As experiências pessoais relatadas nos parágrafos anteriores não devem ser só minhas e, por certo, alguns leitores se verão em cenários muito parecidos aos apresentados; obviamente, com nuanças personalizadas por cada um. Alguém poderá acrescentar o barranco encharcado e a criançada descendo, como num tobogã, encardindo toda a roupa que a mãe lavaria, depois de umas lapadas com a cinta do papai. Uma folha de bananeira ou um papelão surrupiado de casa, ajudavam na brincadeira e amenizar a sujeira que impregnava a roupa.
Poderíamos tratar aqui das inúmeras vezes em que fomos surpreendidos por uma chuva passageira enquanto passeávamos na praia ou em um parque numa manhã ou tarde quente de verão, com a namorada, com amigos, ou sozinhos.
Até aqui, tudo parece ter uma pegada poética. Contudo, o tema passa à prosa e sem poesia, quando vamos nos aproximando do mês de maio e recordamos a quantidade de chuvas e a falta de escoamento das águas no Rio Grande do Sul no ano passado. Morros vieram abaixo, ruas desapareceram, casas submergiram, pessoas, animais e coisas levados pela correnteza; aeroportos, portos e estádios inutilizados; plantações perdidas, sem uma vagem de amendoim para ser colhida; sem uma comida saborosa à espera e um banho quente para diminuir o sofrimento; lágrimas de desespero, desalento, se misturando à caudal, até as ruas virarem rios, as cidades virarem lagos e se misturarem com o mar. Lembro-me de amigos na Praia Grande, com parentes no sul, se mobilizando e nos chamando ao trabalho solidário de arrecadar roupas e gêneros alimentícios para que essas pessoas levassem. Oramos pelos nossos irmãos de lá, sabendo que só roupas não dariam conta de aquecer corações tão feridos.

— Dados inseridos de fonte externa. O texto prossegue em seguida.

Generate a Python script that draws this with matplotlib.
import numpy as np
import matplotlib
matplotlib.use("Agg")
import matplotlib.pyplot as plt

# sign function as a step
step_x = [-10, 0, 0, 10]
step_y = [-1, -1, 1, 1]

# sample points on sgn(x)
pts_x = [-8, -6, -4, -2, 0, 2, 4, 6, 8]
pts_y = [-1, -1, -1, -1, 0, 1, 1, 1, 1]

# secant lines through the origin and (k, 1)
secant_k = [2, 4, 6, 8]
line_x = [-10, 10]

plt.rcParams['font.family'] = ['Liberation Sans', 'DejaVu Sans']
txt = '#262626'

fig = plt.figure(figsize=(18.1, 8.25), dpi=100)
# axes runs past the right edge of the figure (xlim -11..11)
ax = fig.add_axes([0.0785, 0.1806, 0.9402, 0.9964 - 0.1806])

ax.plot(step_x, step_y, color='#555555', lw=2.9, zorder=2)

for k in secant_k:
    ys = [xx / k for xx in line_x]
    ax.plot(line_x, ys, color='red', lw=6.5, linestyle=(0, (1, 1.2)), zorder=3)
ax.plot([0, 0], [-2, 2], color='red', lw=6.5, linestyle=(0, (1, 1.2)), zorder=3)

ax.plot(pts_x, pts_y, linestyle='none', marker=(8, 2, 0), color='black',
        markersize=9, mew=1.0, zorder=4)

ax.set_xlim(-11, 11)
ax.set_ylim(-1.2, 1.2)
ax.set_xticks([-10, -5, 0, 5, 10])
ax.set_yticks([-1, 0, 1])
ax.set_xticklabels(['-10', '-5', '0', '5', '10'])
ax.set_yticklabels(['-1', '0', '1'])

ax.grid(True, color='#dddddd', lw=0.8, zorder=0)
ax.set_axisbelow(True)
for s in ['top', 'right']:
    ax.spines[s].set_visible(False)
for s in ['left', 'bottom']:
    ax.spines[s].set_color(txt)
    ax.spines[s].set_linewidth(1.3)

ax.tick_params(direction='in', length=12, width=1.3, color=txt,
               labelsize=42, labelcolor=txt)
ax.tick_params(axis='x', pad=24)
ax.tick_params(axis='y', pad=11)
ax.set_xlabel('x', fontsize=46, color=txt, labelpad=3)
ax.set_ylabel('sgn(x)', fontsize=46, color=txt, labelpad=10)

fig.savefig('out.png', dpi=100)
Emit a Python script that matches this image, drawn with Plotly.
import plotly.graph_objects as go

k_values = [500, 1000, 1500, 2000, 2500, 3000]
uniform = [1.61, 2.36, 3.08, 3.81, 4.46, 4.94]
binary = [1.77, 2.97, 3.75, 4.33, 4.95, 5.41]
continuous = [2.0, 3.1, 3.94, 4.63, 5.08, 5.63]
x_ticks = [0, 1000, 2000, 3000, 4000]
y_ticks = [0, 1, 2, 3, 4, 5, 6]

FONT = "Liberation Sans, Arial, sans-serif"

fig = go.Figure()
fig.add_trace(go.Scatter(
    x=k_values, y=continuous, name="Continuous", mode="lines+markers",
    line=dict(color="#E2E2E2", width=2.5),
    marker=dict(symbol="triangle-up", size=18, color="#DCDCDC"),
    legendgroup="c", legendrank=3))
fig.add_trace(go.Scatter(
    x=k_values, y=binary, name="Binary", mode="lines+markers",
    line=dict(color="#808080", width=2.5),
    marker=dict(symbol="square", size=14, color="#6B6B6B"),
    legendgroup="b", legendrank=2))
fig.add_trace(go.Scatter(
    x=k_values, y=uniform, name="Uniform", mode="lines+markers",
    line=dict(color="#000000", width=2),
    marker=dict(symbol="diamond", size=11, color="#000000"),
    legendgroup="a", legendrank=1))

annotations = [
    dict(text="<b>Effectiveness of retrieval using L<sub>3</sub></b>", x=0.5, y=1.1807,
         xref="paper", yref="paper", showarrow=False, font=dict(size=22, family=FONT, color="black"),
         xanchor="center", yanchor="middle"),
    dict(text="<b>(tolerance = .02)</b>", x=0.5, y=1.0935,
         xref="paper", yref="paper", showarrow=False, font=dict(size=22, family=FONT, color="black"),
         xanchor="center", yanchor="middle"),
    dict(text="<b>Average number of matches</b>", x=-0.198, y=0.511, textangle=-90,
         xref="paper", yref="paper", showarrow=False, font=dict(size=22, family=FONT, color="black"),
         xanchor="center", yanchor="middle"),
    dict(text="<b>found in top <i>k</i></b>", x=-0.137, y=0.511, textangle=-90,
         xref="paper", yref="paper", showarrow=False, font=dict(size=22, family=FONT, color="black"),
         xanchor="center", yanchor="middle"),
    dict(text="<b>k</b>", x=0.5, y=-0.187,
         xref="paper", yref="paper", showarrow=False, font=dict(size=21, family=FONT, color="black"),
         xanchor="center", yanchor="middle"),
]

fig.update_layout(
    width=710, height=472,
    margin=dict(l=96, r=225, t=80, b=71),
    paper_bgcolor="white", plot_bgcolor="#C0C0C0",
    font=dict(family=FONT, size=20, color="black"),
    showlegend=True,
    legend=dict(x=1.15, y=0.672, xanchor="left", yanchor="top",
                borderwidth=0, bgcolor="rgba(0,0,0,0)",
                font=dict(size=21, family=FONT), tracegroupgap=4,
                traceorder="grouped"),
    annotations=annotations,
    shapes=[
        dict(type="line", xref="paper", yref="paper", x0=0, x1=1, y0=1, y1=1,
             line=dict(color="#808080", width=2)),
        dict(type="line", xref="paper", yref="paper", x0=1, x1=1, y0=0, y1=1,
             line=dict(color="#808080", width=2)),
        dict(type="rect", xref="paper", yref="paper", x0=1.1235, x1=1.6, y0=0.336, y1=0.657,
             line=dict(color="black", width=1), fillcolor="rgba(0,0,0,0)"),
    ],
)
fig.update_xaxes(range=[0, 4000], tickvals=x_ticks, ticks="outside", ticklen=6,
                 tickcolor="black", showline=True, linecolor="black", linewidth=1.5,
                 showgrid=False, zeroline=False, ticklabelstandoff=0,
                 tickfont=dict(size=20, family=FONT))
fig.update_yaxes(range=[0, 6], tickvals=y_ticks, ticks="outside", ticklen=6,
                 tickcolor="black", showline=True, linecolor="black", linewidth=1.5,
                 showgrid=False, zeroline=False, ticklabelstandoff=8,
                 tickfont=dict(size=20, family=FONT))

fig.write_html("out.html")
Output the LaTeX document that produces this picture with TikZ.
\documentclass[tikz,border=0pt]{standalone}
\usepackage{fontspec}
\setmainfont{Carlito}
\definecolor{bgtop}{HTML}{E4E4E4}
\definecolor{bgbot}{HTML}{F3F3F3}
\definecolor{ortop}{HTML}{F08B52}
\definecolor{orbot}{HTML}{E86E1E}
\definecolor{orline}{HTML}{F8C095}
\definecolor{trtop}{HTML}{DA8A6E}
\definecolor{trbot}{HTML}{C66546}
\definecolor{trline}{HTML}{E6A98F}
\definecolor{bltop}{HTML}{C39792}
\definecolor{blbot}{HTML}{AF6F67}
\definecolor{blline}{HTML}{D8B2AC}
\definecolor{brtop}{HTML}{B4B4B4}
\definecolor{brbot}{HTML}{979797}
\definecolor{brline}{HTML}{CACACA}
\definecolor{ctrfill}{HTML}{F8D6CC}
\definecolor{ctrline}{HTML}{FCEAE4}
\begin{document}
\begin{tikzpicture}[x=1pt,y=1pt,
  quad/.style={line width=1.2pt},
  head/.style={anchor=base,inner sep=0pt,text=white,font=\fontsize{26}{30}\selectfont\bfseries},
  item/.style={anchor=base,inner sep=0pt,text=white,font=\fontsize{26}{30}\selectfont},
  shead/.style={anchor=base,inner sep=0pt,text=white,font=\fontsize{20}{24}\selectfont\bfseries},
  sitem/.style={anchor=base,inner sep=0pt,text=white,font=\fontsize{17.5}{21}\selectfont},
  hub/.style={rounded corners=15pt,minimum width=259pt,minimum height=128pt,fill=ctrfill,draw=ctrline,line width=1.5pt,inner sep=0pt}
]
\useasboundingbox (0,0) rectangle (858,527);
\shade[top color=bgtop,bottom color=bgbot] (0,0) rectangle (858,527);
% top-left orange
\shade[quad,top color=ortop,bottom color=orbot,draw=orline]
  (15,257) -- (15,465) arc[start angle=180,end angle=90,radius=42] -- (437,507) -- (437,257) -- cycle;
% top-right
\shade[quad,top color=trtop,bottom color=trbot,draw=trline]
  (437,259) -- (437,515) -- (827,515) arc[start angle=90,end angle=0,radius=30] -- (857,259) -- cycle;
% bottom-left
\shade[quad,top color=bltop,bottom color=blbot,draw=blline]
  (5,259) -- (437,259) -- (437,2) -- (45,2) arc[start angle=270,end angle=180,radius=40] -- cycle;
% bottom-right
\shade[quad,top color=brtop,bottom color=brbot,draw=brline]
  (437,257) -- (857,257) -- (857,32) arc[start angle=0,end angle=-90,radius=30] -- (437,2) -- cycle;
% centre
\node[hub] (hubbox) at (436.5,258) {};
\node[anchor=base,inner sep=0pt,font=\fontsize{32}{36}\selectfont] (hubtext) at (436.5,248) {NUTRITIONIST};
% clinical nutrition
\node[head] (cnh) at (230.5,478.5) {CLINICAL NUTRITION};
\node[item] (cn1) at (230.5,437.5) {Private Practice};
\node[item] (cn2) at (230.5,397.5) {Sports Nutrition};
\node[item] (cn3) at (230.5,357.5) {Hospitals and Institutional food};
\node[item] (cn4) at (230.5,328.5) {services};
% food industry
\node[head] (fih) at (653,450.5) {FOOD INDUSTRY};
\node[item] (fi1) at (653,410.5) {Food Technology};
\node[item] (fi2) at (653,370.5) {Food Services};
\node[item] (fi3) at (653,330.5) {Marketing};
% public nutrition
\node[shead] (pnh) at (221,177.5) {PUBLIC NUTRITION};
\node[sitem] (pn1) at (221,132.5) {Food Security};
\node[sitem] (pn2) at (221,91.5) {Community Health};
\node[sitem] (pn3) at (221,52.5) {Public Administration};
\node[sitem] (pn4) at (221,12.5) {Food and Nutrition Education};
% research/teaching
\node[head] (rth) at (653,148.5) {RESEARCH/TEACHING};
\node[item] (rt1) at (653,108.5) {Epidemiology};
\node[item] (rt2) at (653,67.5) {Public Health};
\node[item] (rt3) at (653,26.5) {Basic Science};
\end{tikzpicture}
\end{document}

Quando saí hoje para passear pela praia com nosso filho pet aqui de Ilha Comprida, agradeci aos céus pela benção da chuva que caiu sobre nós; agradeci pelo peixe que o mar colocou junto a mim e que será uma comida saborosa qualquer dia desses. Contudo, não pude deixar de pensar na chuva que varreu parte do sul do nosso país.
“Dançando na chuva” a la Gene Kelly, na água que desce pelo meio-fio, com os amiguinhos da infância; escorregar por barranco enlameado; molhar os cabelos e as roupas numa chuva de verão, ou não, numa praia, na rua ou numa casinha de sapé, tudo bem, lava a alma. A natureza segue suas leis, seus ritos, sua cronologia e temos que tê-la a nosso favor, servindo-nos de sua força; jamais bloqueando seu caminho. Aos nossos irmãos que perderam pessoas queridas, suas casas, seu trabalho e tiveram que refazer seus projetos, hipotecamos nossa solidariedade; mais que isso, nosso amor! Que a prosa da vida não nos tire a poesia que a memória nos permite recuperar e cultuar para suavizar a vida no planeta azul!